Work to do: Without the pictures, set down every line of the data exactly.

________________________

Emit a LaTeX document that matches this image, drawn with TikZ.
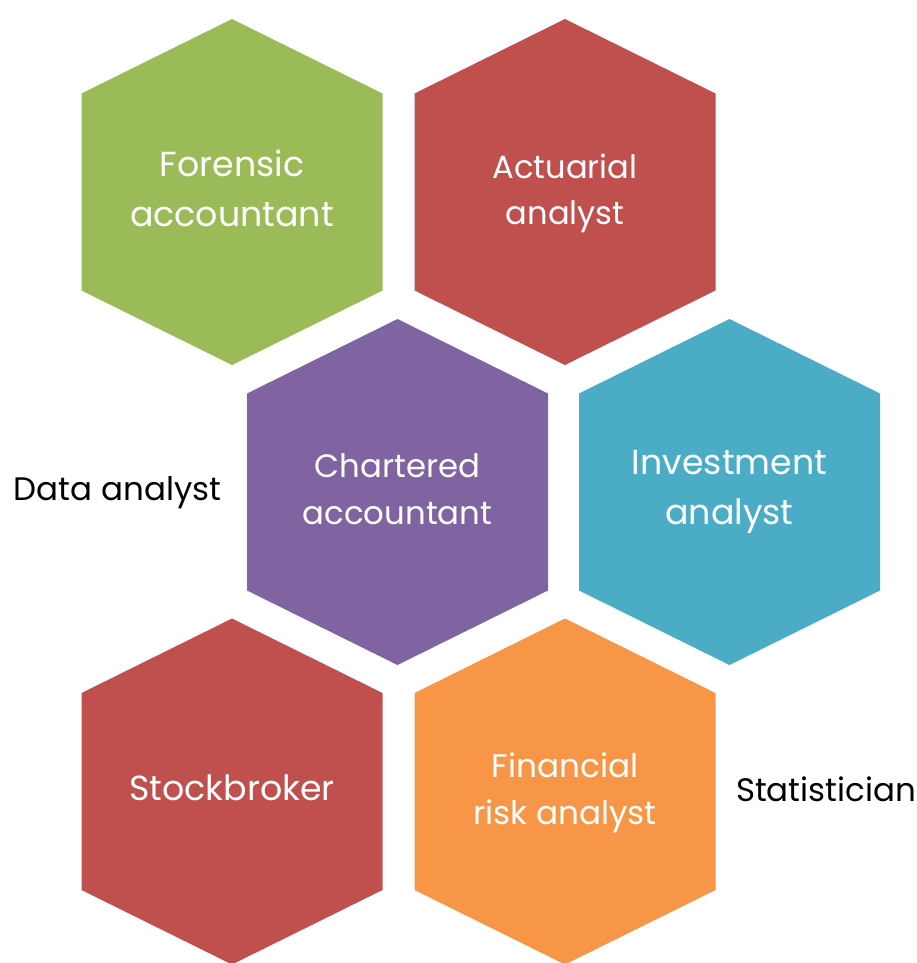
\documentclass[tikz,border=0pt]{standalone}
\usepackage{fontspec}
\setmainfont{Poppins}
\usetikzlibrary{positioning}
\definecolor{hexgreen}{HTML}{9BBB59}
\definecolor{hexred}{HTML}{C0504D}
\definecolor{hexpurple}{HTML}{8064A2}
\definecolor{hexteal}{HTML}{4BACC6}
\definecolor{hexorange}{HTML}{F79646}
\newcommand{\cellsize}[1]{\fontsize{#1}{\dimexpr#1pt*143/100\relax}\selectfont}
\tikzset{
  cell/.style={font=\cellsize{#1}, text=white, align=center, inner sep=0pt,
    execute at begin node=\strut, execute at end node=\strut},
  side/.style={font=\fontsize{18.5}{26}\selectfont, text=black, inner sep=0pt}
}

\begin{document}
\begin{tikzpicture}[x=0.02cm,y=-0.02cm]
  \useasboundingbox (0,0) rectangle (916,963);
  % honeycomb of job titles
  \foreach \cx/\cy/\dy/\fs/\col/\name/\txt in {
      232/192/4/19.8/hexgreen/forensic/{Forensic\\accountant},
      565/192/4/18.3/hexred/actuarial/{Actuarial\\analyst},
      397.5/492/4/18.4/hexpurple/chartered/{Chartered\\accountant},
      729.5/492/3/19.8/hexteal/investment/{Investment\\analyst},
      232/791.5/-1/19.8/hexred/stockbroker/{Stockbroker},
      565/791.5/4/18.6/hexorange/risk/{Financial\\risk analyst}}{
    \fill[\col] (\cx,\cy) ++(0,-173) -- ++(150.5,74.5) -- ++(0,197)
      -- ++(-150.5,74.5) -- ++(-150.5,-74.5) -- ++(0,-197) -- cycle;
    \node[cell=\fs] (\name) at (\cx,\cy+\dy) {\txt};
  }
  % loose labels
  \node[side] (data) at (117.5,493) {Data analyst};
  \node[side] (stat) at (826,789) {Statistician};
\end{tikzpicture}
\end{document}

________________________

Answer:
Emit a LaTeX document that matches this image, drawn with TikZ.
\documentclass[tikz,border=0pt]{standalone}
\usepackage{fontspec}
\setmainfont{Poppins}
\usetikzlibrary{positioning}
\definecolor{hexgreen}{HTML}{9BBB59}
\definecolor{hexred}{HTML}{C0504D}
\definecolor{hexpurple}{HTML}{8064A2}
\definecolor{hexteal}{HTML}{4BACC6}
\definecolor{hexorange}{HTML}{F79646}
\newcommand{\cellsize}[1]{\fontsize{#1}{\dimexpr#1pt*143/100\relax}\selectfont}
\tikzset{
  cell/.style={font=\cellsize{#1}, text=white, align=center, inner sep=0pt,
    execute at begin node=\strut, execute at end node=\strut},
  side/.style={font=\fontsize{18.5}{26}\selectfont, text=black, inner sep=0pt}
}

\begin{document}
\begin{tikzpicture}[x=0.02cm,y=-0.02cm]
  \useasboundingbox (0,0) rectangle (916,963);
  % honeycomb of job titles
  \foreach \cx/\cy/\dy/\fs/\col/\name/\txt in {
      232/192/4/19.8/hexgreen/forensic/{Forensic\\accountant},
      565/192/4/18.3/hexred/actuarial/{Actuarial\\analyst},
      397.5/492/4/18.4/hexpurple/chartered/{Chartered\\accountant},
      729.5/492/3/19.8/hexteal/investment/{Investment\\analyst},
      232/791.5/-1/19.8/hexred/stockbroker/{Stockbroker},
      565/791.5/4/18.6/hexorange/risk/{Financial\\risk analyst}}{
    \fill[\col] (\cx,\cy) ++(0,-173) -- ++(150.5,74.5) -- ++(0,197)
      -- ++(-150.5,74.5) -- ++(-150.5,-74.5) -- ++(0,-197) -- cycle;
    \node[cell=\fs] (\name) at (\cx,\cy+\dy) {\txt};
  }
  % loose labels
  \node[side] (data) at (117.5,493) {Data analyst};
  \node[side] (stat) at (826,789) {Statistician};
\end{tikzpicture}
\end{document}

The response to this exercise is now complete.